TASK DESCRIPTION — Take the line containing "Output the Python", the line containing "import plotly.graph_objects as go", and all lines between them, and transcribe them exactly. Leave out pictures.

++++ DATA SHOWN

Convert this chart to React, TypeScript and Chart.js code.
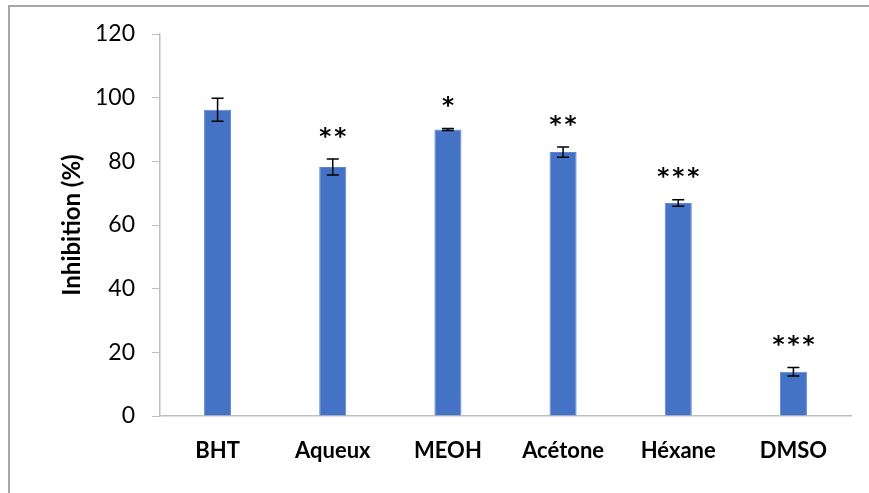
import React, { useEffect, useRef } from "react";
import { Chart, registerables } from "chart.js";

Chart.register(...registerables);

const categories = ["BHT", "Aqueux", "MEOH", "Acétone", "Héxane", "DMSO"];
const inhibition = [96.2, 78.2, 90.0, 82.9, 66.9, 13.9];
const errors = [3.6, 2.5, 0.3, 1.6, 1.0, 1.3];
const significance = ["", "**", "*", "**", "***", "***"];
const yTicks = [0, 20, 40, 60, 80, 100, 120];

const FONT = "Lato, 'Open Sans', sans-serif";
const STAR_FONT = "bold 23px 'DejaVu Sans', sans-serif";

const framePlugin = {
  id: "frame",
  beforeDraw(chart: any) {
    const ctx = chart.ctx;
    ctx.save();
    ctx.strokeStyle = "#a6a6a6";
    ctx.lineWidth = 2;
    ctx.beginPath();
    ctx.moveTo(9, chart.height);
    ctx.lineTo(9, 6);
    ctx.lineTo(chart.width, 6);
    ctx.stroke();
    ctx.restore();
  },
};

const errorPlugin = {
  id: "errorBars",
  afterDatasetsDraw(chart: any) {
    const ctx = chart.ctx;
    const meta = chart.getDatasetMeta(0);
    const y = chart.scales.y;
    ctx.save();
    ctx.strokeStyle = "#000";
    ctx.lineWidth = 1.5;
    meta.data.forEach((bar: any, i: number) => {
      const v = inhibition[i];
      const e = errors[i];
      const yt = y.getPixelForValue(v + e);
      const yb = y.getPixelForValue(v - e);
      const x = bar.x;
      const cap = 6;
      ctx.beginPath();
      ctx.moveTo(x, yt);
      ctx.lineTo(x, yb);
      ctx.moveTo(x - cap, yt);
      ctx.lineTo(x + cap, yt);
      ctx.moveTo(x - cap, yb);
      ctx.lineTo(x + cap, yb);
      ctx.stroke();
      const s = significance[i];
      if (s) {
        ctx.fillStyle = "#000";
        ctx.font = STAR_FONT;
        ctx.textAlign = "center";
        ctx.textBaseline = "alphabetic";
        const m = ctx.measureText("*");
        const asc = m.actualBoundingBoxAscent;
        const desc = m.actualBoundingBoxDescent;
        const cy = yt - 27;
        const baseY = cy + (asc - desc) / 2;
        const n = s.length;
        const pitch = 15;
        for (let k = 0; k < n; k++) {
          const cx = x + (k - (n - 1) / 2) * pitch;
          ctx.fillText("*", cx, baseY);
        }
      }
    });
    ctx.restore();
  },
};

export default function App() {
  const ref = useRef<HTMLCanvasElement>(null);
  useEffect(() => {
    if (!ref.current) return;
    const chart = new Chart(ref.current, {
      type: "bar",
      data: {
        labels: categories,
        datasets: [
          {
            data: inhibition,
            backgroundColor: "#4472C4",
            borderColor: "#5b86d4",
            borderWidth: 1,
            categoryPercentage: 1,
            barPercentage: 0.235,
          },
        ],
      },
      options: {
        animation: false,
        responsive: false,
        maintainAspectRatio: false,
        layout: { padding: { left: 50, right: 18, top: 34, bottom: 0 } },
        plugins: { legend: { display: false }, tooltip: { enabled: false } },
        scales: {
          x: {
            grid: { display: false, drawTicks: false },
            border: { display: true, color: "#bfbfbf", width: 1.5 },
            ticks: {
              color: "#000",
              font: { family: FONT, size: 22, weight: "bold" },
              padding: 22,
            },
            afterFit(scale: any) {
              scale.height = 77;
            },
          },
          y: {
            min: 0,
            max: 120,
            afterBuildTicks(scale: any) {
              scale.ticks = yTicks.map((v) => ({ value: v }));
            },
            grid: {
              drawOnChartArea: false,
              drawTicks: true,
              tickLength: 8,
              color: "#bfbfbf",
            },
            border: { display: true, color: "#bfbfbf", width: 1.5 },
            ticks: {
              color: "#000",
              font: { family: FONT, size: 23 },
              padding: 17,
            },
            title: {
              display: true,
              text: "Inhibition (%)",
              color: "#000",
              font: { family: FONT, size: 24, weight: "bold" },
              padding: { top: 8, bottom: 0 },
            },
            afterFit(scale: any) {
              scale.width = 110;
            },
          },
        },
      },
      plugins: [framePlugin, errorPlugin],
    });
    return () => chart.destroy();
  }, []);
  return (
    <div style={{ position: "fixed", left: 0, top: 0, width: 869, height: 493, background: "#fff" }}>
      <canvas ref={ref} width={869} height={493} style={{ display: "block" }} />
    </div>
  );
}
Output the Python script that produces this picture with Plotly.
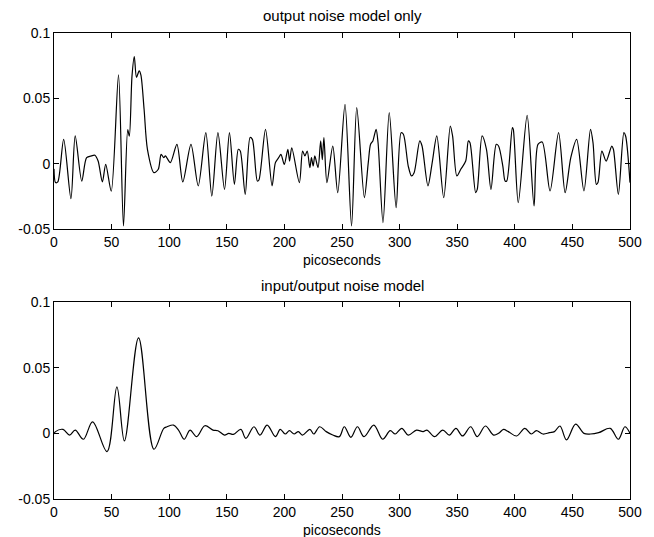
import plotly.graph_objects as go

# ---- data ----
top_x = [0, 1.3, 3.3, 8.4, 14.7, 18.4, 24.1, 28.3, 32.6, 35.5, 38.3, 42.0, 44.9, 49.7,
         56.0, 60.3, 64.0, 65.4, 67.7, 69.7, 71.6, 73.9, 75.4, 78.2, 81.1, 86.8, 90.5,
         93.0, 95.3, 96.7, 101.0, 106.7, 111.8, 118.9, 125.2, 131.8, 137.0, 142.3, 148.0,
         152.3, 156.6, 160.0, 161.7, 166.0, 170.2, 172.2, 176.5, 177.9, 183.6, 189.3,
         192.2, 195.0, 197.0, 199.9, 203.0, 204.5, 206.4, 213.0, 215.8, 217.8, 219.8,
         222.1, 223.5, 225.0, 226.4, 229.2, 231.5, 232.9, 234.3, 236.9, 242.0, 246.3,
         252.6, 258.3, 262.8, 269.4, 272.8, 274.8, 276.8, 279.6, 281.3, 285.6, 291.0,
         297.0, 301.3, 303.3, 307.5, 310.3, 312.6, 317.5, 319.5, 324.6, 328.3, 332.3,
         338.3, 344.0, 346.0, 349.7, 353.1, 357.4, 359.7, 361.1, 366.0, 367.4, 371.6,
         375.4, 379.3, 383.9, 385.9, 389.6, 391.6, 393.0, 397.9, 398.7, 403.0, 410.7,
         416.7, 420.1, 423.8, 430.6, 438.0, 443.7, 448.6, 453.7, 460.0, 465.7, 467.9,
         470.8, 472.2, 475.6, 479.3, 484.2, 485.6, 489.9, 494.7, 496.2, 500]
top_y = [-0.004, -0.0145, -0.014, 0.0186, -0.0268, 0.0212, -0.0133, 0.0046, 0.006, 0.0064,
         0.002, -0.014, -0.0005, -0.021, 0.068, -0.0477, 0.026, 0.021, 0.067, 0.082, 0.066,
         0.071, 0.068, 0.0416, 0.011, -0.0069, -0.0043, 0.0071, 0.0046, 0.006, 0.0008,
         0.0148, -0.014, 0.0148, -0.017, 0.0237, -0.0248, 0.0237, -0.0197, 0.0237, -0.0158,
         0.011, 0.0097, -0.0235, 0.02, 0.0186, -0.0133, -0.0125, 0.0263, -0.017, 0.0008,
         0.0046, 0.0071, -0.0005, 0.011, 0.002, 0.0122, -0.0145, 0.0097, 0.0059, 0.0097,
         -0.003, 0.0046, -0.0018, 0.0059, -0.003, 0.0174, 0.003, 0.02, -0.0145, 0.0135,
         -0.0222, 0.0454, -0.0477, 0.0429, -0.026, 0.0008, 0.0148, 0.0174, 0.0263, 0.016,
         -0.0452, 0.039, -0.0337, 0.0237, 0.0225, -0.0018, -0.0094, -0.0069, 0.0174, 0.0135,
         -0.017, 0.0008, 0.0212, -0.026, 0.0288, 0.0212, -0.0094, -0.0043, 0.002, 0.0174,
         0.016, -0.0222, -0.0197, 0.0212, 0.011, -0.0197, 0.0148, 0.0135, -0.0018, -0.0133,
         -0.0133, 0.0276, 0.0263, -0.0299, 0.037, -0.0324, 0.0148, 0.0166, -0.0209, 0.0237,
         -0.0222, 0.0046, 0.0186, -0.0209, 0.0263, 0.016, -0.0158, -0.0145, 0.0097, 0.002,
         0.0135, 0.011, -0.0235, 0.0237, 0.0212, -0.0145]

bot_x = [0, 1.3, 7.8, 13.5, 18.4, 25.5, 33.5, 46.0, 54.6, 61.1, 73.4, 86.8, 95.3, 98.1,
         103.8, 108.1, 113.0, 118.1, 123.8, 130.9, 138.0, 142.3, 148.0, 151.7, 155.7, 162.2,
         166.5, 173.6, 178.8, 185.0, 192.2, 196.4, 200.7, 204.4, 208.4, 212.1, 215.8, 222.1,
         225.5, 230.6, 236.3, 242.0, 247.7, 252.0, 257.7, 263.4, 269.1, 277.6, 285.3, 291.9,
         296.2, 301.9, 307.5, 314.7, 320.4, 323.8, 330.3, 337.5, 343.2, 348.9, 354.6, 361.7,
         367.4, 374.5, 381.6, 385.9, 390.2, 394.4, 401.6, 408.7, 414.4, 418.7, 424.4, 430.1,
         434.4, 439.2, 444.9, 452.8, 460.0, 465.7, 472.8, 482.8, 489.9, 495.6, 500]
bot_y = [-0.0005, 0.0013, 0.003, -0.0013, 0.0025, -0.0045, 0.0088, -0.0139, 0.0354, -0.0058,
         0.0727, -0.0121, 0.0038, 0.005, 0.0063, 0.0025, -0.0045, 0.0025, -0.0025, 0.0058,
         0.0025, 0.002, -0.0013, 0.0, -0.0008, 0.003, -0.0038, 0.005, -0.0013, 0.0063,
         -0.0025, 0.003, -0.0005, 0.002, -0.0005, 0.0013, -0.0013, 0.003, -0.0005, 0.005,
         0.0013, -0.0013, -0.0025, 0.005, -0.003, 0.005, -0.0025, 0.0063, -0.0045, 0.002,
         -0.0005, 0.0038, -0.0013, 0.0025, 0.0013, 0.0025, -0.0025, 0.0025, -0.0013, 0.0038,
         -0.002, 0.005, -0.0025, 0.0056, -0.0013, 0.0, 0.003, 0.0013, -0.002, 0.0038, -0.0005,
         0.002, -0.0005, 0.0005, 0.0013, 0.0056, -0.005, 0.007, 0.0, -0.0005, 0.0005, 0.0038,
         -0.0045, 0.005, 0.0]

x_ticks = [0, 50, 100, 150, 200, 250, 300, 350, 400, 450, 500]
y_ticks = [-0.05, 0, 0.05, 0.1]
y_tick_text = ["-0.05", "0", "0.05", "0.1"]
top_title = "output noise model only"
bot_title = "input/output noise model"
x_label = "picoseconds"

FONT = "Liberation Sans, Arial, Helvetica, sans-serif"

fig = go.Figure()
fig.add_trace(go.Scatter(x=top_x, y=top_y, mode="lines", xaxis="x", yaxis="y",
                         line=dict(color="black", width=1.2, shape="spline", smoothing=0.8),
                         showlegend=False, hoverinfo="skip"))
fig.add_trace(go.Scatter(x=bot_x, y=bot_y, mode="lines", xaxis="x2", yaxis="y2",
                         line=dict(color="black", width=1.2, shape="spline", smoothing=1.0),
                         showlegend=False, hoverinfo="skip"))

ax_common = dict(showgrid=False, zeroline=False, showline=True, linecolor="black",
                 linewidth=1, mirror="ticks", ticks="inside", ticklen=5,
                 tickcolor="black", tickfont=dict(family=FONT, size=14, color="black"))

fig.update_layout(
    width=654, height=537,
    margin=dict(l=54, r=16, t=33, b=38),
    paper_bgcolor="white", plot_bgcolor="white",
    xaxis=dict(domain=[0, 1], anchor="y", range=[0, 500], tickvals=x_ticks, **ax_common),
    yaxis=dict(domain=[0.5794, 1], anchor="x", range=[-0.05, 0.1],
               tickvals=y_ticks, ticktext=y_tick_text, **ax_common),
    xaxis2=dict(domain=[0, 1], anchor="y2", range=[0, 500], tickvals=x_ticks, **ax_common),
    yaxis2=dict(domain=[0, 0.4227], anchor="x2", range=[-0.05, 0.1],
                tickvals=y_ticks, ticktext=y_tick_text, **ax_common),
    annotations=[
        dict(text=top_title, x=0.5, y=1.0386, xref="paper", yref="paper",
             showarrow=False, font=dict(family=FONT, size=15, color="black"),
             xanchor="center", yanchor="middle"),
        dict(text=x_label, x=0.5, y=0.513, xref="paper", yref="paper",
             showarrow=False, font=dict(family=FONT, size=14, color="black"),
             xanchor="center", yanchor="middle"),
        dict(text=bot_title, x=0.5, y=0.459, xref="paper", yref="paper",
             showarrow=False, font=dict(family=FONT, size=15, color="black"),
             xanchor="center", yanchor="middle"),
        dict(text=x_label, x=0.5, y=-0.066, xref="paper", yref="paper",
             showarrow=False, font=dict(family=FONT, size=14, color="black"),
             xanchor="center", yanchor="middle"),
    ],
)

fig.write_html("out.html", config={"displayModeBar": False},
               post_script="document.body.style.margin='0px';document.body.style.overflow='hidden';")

++++++++

FULL RESPONSE —
Output the Python script that produces this picture with Plotly.
import plotly.graph_objects as go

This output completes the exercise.